Annual survey data show roughly 73 million households own mutual funds, with 86% of mutual fund-owning households citing retirement as a financial goal.
Mutual fund ownership among US households has grown steadily over the past two decades, with middle-income families accounting for much of the increase, according to new research from the Investment Company Institute.
The ICI’s annual survey found that 57% of middle-income households owned mutual funds in 2025, up from 43% in 2005. The largest gains were seen in the second income quintile, reflecting a broadening of mutual fund participation beyond higher-income groups. The median income for mutual fund–owning households was $125,000, compared to a mean income of $154,700.
“Rising mutual fund ownership among middle-income households demonstrates the important role these investments play in the growing strength of the American middle class,” Sarah Holden, ICI senior director of retirement and investor research, said in a statement.
The survey, which included responses from more than 9,000 US households, found that mutual fund investors span a range of ages, employment statuses, and income levels. In 2025, 53.9% of all US households – an estimated 72.7 million – owned mutual funds, either directly or through employer-sponsored retirement plans, individual retirement accounts, or other accounts.
ICI’s survey found full-time employees made up a modest 53% majority of US households invested in mutual funds, with those retired and not employed representing another 30%.
The data show that mutual fund–owning households are most often in their peak earning and saving years: 52% are between the ages of 35 and 64, while 32% are 65 or older.
Ownership rates remain highest among older generations, with 59% of Baby Boomer households and 63% of Silent Generation households holding mutual funds, compared with 57% of Gen X, 50% of Millennials, and 33% of Generation Z households.
“Members of the Baby Boom Generation and Generation X were the largest shares of mutual fund–owning households in 2025, reflecting both their generation sizes and their high incidence of mutual fund ownership,” ICI said in its full 2025 survey report on mutual fund investors’ characteristics.
Mutual funds continue to play a central role in household finances. Nearly two-thirds of mutual fund–owning households had more than half of their financial assets invested in mutual funds.
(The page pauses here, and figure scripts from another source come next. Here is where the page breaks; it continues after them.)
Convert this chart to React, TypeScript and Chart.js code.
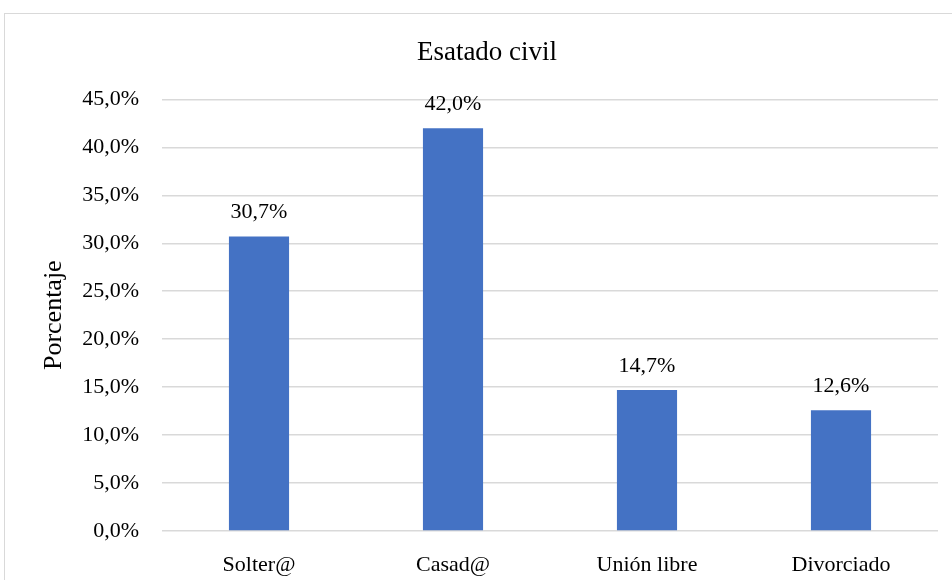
import React, { useEffect, useRef } from "react";
import { Chart, registerables } from "chart.js";

Chart.register(...registerables);

const categories = ["Solter@", "Casad@", "Unión libre", "Divorciado"];
const percentages = [30.7, 42.0, 14.7, 12.6];
const chartTitle = "Esatado civil";
const yAxisTitle = "Porcentaje";

const serif = "'Liberation Serif', 'Times New Roman', serif";
const barColor = "#4472C4";
const gridColor = "#d9d9d9";

const formatPercent = (v: number) => v.toFixed(1).replace(".", ",") + "%";

// Writes each bar's value above it
const valueLabels = {
  id: "valueLabels",
  afterDatasetsDraw(chart: any) {
    const { ctx } = chart;
    const meta = chart.getDatasetMeta(0);
    ctx.save();
    ctx.font = `22px ${serif}`;
    ctx.fillStyle = "#000";
    ctx.textAlign = "center";
    ctx.textBaseline = "middle";
    meta.data.forEach((bar: any, i: number) => {
      const v = chart.data.datasets[0].data[i] as number;
      ctx.fillText(formatPercent(v), bar.x, bar.y - 24);
    });
    ctx.restore();
  },
};

export default function App() {
  const canvasRef = useRef<HTMLCanvasElement>(null);

  useEffect(() => {
    if (!canvasRef.current) return;
    const chart = new Chart(canvasRef.current, {
      type: "bar",
      data: {
        labels: categories,
        datasets: [
          {
            data: percentages,
            backgroundColor: barColor,
            categoryPercentage: 1,
            barPercentage: 0.31,
          },
        ],
      },
      options: {
        responsive: false,
        animation: false,
        layout: { padding: { left: 22, right: 0, top: 0, bottom: 0 } },
        plugins: {
          legend: { display: false },
          tooltip: { enabled: false },
          title: {
            display: true,
            text: chartTitle,
            color: "#000",
            font: { family: serif, size: 27, weight: "normal" },
            padding: { top: 37, bottom: 30 },
          },
        },
        scales: {
          x: {
            grid: { display: false },
            border: { display: false },
            ticks: {
              color: "#000",
              font: { family: serif, size: 22 },
              padding: 13,
            },
            afterFit: (scale: any) => {
              scale.height = 49;
            },
          },
          y: {
            min: 0,
            max: 45,
            border: { display: false },
            grid: { color: gridColor, lineWidth: 1.5, drawTicks: false },
            ticks: {
              stepSize: 5,
              color: "#000",
              font: { family: serif, size: 22 },
              padding: 23,
              callback: (v: any) => formatPercent(Number(v)),
            },
            title: {
              display: true,
              text: yAxisTitle,
              color: "#000",
              font: { family: serif, size: 26 },
              padding: { top: 17, bottom: 0 },
            },
            afterFit: (scale: any) => {
              scale.width = 140;
            },
          },
          yRight: {
            position: "right",
            display: true,
            grid: { display: false },
            border: { display: false },
            ticks: { display: false },
            afterFit: (scale: any) => {
              scale.width = 14;
            },
          },
        },
      },
      plugins: [valueLabels],
    });
    return () => chart.destroy();
  }, []);

  return (
    <div
      style={{
        position: "absolute",
        left: 0,
        top: 0,
        width: 952,
        height: 580,
        overflow: "hidden",
        background: "#fff",
      }}
    >
      <div
        style={{
          position: "absolute",
          left: 4,
          top: 13,
          width: 1000,
          height: 1000,
          border: `1px solid ${gridColor}`,
        }}
      />
      <canvas
        ref={canvasRef}
        width={952}
        height={580}
        style={{ position: "absolute", left: 0, top: 0, width: 952, height: 580 }}
      />
    </div>
  );
}
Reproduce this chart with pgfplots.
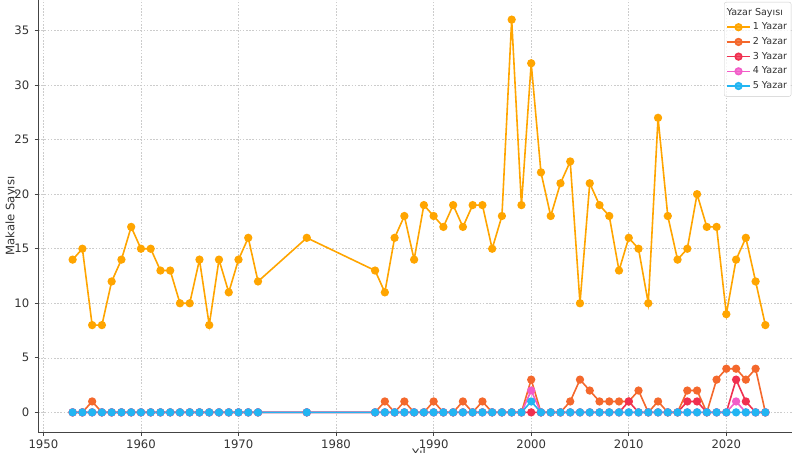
\documentclass[border=0pt]{standalone}
\usepackage{fontspec}
\setmainfont{DejaVu Sans}
\usepackage{pgfplots}
\pgfplotsset{compat=1.18}
\usepackage{pgfplotstable}
\definecolor{c1}{HTML}{FFA500}
\definecolor{c2}{HTML}{F4682C}
\definecolor{c3}{HTML}{F0304F}
\definecolor{c4}{HTML}{F25CC8}
\definecolor{c5}{HTML}{22B5F2}
\definecolor{spine}{HTML}{444444}
\definecolor{txt}{HTML}{333333}
\pgfplotstableread{
year y1 y2 y3 y4 y5
1953 14 0 0 0 0
1954 15 0 0 0 0
1955 8 1 0 0 0
1956 8 0 0 0 0
1957 12 0 0 0 0
1958 14 0 0 0 0
1959 17 0 0 0 0
1960 15 0 0 0 0
1961 15 0 0 0 0
1962 13 0 0 0 0
1963 13 0 0 0 0
1964 10 0 0 0 0
1965 10 0 0 0 0
1966 14 0 0 0 0
1967 8 0 0 0 0
1968 14 0 0 0 0
1969 11 0 0 0 0
1970 14 0 0 0 0
1971 16 0 0 0 0
1972 12 0 0 0 0
1977 16 0 0 0 0
1984 13 0 0 0 0
1985 11 1 0 0 0
1986 16 0 0 0 0
1987 18 1 0 0 0
1988 14 0 0 0 0
1989 19 0 0 0 0
1990 18 1 0 0 0
1991 17 0 0 0 0
1992 19 0 0 0 0
1993 17 1 0 0 0
1994 19 0 0 0 0
1995 19 1 0 0 0
1996 15 0 0 0 0
1997 18 0 0 0 0
1998 36 0 0 0 0
1999 19 0 0 0 0
2000 32 3 0 2 1
2001 22 0 0 0 0
2002 18 0 0 0 0
2003 21 0 0 0 0
2004 23 1 0 0 0
2005 10 3 0 0 0
2006 21 2 0 0 0
2007 19 1 0 0 0
2008 18 1 0 0 0
2009 13 1 0 0 0
2010 16 1 1 0 0
2011 15 2 0 0 0
2012 10 0 0 0 0
2013 27 1 0 0 0
2014 18 0 0 0 0
2015 14 0 0 0 0
2016 15 2 1 0 0
2017 20 2 1 0 0
2018 17 0 0 0 0
2019 17 3 0 0 0
2020 9 4 0 0 0
2021 14 4 3 1 0
2022 16 3 1 0 0
2023 12 4 0 0 0
2024 8 0 0 0 0
}\data
\begin{document}
\begin{tikzpicture}
\begin{axis}[
  at={(38bp,21bp)}, anchor=south west,
  scale only axis, width=762bp, height=432bp,
  xmin=1949.45, xmax=2027.55, ymin=-1.8, ymax=37.8,
  axis x line*=bottom, axis y line*=left,
  axis line style={-, color=spine, line width=1bp},
  xtick={1950,1960,...,2020}, ytick={0,5,...,35},
  tick align=outside, major tick length=3.5bp,
  tick style={color=spine, line width=0.8bp},
  grid=major,
  grid style={color=black!20, line width=0.6bp, dash pattern=on 1.6bp off 1.6bp},
  /pgf/number format/assume math mode=true,
  /pgf/number format/1000 sep={},
  ticklabel style={font=\fontsize{11.7}{13}\selectfont, text=txt},
  xticklabel style={inner sep=0pt, yshift=-4bp},
  yticklabel style={inner sep=0pt, xshift=-5bp},
  xlabel={Yıl}, ylabel={Makale Sayısı},
  label style={font=\fontsize{11.7}{13}\selectfont, text=txt},
  xlabel style={at={(axis description cs:0.5,-0.037)}, anchor=north, inner sep=0pt},
  ylabel style={at={(axis description cs:-0.0276,0.5)}, anchor=south, inner sep=0pt},
  legend style={at={(axis description cs:0.9003,0.9954)}, anchor=north west,
    font=\fontsize{9.6}{11}\selectfont, text=txt, draw=black!20, rounded corners=2bp,
    fill=white, fill opacity=0.8, text opacity=1, inner xsep=2bp, inner ysep=3bp,
    nodes={text height=7.2bp, text depth=2.2bp, inner ysep=2.65bp}},
  legend cell align=left,
  legend image code/.code={\draw[mark repeat=2,mark phase=2] plot coordinates {(0bp,0bp) (11.5bp,0bp) (23bp,0bp)};},
  every axis plot/.append style={line width=1.6bp, mark=*, mark size=3.3bp, mark options={solid}},
]
\addlegendimage{empty legend}
\addlegendentry{\hspace{-26bp}Yazar Sayısı}
\addplot[color=c1] table[x=year,y=y1] {\data};
\addlegendentry{1 Yazar}
\addplot[color=c2] table[x=year,y=y2] {\data};
\addlegendentry{2 Yazar}
\addplot[color=c3] table[x=year,y=y3] {\data};
\addlegendentry{3 Yazar}
\addplot[color=c4] table[x=year,y=y4] {\data};
\addlegendentry{4 Yazar}
\addplot[color=c5] table[x=year,y=y5] {\data};
\addlegendentry{5 Yazar}
\end{axis}
\pgfresetboundingbox
\useasboundingbox (0,0) rectangle (792bp,453bp);
\end{tikzpicture}
\end{document}
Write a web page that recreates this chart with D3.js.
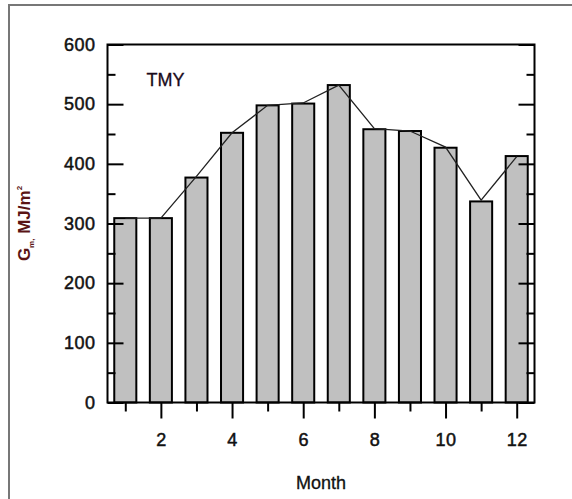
<!DOCTYPE html>
<html>
<head>
<meta charset="utf-8">
<script src="https://cdn.jsdelivr.net/npm/d3@7"></script>
<style>
  body { margin: 0; background: #fff; }
  text { font-family: "Liberation Sans", Arial, sans-serif; }
</style>
</head>
<body>
<div id="chart"></div>
<script>
// monthly values
var months = [1, 2, 3, 4, 5, 6, 7, 8, 9, 10, 11, 12];
var tmyBars = [309, 309, 377, 452, 498, 501, 532, 458, 455, 427, 337, 413];
var tmyLine = [309, 309, 379, 452, 498, 502, 532, 459, 455, 428, 339, 412];
var yTicks = [0, 100, 200, 300, 400, 500, 600];
var yMinor = [50, 150, 250, 350, 450, 550];
var xTicks = [2, 4, 6, 8, 10, 12];
var xMinor = [1, 3, 5, 7, 9, 11];

var margin = {top: 44.5, left: 107.5},
    width = 427,
    height = 358;

var svg = d3.select("#chart")
  .append("svg")
    .attr("width", 572)
    .attr("height", 499);

// outer frame of the figure (only top and left edges show)
svg.append("path")
    .attr("d", "M9,499V5H572")
    .attr("fill", "none")
    .attr("stroke", "#777")
    .attr("stroke-width", 2);

var g = svg.append("g")
    .attr("transform", "translate(" + margin.left + "," + margin.top + ")");

var x = d3.scaleLinear()
    .domain([0.5, 12.5])
    .range([0, width]);

var y = d3.scaleLinear()
    .domain([0, 600])
    .range([height, 0]);

var barW = x(1.31) - x(0.69);

// bars
g.selectAll("rect.bar")
    .data(months)
    .enter()
    .append("rect")
      .attr("class", "bar")
      .attr("x", function(d) { return x(d) - barW / 2; })
      .attr("y", function(d, i) { return y(tmyBars[i]); })
      .attr("width", barW)
      .attr("height", function(d, i) { return height - y(tmyBars[i]); })
      .style("fill", "#c0c0c0")
      .style("stroke", "#000")
      .style("stroke-width", 2);

// line over the bars
var line = d3.line()
    .x(function(d) { return x(d); })
    .y(function(d, i) { return y(tmyLine[i]); });

g.append("path")
    .datum(months)
    .attr("d", line)
    .attr("fill", "none")
    .attr("stroke", "#222")
    .attr("stroke-width", 1.3);

// axes
function styleAxis(sel) {
  sel.select(".domain").remove();
  sel.selectAll("line").attr("stroke", "#000").attr("stroke-width", 2);
  sel.selectAll("text")
    .attr("fill", "#111")
    .attr("stroke", "#111")
    .attr("stroke-width", 0.5)
    .style("font-size", "18px")
    .style("letter-spacing", "0.5px");
}

g.append("g")
    .call(d3.axisLeft(y).tickValues(yTicks).tickSizeInner(-16).tickSizeOuter(0).tickPadding(12))
    .call(styleAxis);
g.append("g")
    .call(d3.axisLeft(y).tickValues(yMinor).tickSizeInner(-8).tickSizeOuter(0).tickFormat(""))
    .call(styleAxis);
g.append("g")
    .attr("transform", "translate(" + width + ",0)")
    .call(d3.axisRight(y).tickValues(yTicks).tickSizeInner(-16).tickSizeOuter(0).tickFormat(""))
    .call(styleAxis);
g.append("g")
    .attr("transform", "translate(" + width + ",0)")
    .call(d3.axisRight(y).tickValues(yMinor).tickSizeInner(-8).tickSizeOuter(0).tickFormat(""))
    .call(styleAxis);

g.append("g")
    .attr("transform", "translate(0," + height + ")")
    .call(d3.axisBottom(x).tickValues(xTicks).tickSizeInner(16).tickSizeOuter(0).tickPadding(15))
    .call(styleAxis);
g.append("g")
    .attr("transform", "translate(0," + height + ")")
    .call(d3.axisBottom(x).tickValues(xMinor).tickSizeInner(9).tickSizeOuter(0).tickFormat(""))
    .call(styleAxis);

// plot frame
g.append("rect")
    .attr("width", width)
    .attr("height", height)
    .attr("fill", "none")
    .attr("stroke", "#000")
    .attr("stroke-width", 2);

// labels
g.append("text")
    .attr("x", 39)
    .attr("y", 41)
    .text("TMY")
    .attr("fill", "#1a0a1a")
    .attr("stroke", "#1a0a1a")
    .attr("stroke-width", 0.3)
    .style("font-size", "18px");

svg.append("text")
    .attr("x", margin.left + width / 2)
    .attr("y", 489)
    .attr("text-anchor", "middle")
    .text("Month")
    .attr("fill", "#111")
    .attr("stroke", "#111")
    .attr("stroke-width", 0.3)
    .style("font-size", "18px");

var yl = svg.append("text")
    .attr("transform", "translate(30," + (margin.top + height / 2) + ") rotate(-90)")
    .attr("text-anchor", "middle")
    .attr("fill", "#5a1414")
    .style("font-weight", "bold")
    .style("font-size", "17px");
yl.append("tspan").text("G");
yl.append("tspan").attr("dy", 4).style("font-size", "8px").text("m,");
yl.append("tspan").attr("dy", -4).text(" MJ/m");
yl.append("tspan").attr("dy", -8).style("font-size", "8px").text("2");
</script>
</body>
</html>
Equity funds remain the most popular, with 81% of mutual fund–owning households holding them, while 53% own money market funds and 35% own bond funds.
Retirement saving remains the primary motivation for most mutual fund investors. The ICI survey found that 86% of mutual fund–owning households cited retirement as a financial goal, and 78% said it was their primary goal. Just over one-fourth (27%) cited an interest in emergency savings, and 19% identified reducing taxable income as a primary goal.
“Though the vast majority of mutual fund–owning households (68.0 million) held funds in tax-deferred savings accounts, 22.8 million US households held long-term mutual funds (stock, bond, and balanced funds) in taxable accounts in 2025,” the survey report said.
Employer-sponsored retirement plans – including defined contribution plans and IRAs – remain a key entry point, with 73% of mutual fund–owning households having funds in such plans; among households younger than 50, that figure rises to 84.
Seventy-two percent of all households said they own mutual funds outside workplace plans, and 49% said they purchased funds through an investment professional, compared to 27% who said they owned funds bought through direct purchase channels.
Broken down by age cohort, the Silent Generation were the most likely to cite independent financial planners as their primary source of mutual funds (30%), followed closely by Baby Boomers (24%). Gen X, Millennials, and Gen Z were overwhelmingly more likely to say they primarily owned mutual funds through an employer-sponsored plan.
The report also highlights a trend toward greater diversity among newer mutual fund investors. In 2025, 46% of households who purchased their first mutual fund after 2019 identified as Asian, Hispanic, or Black, compared with a much smaller share among those who began investing before 1990.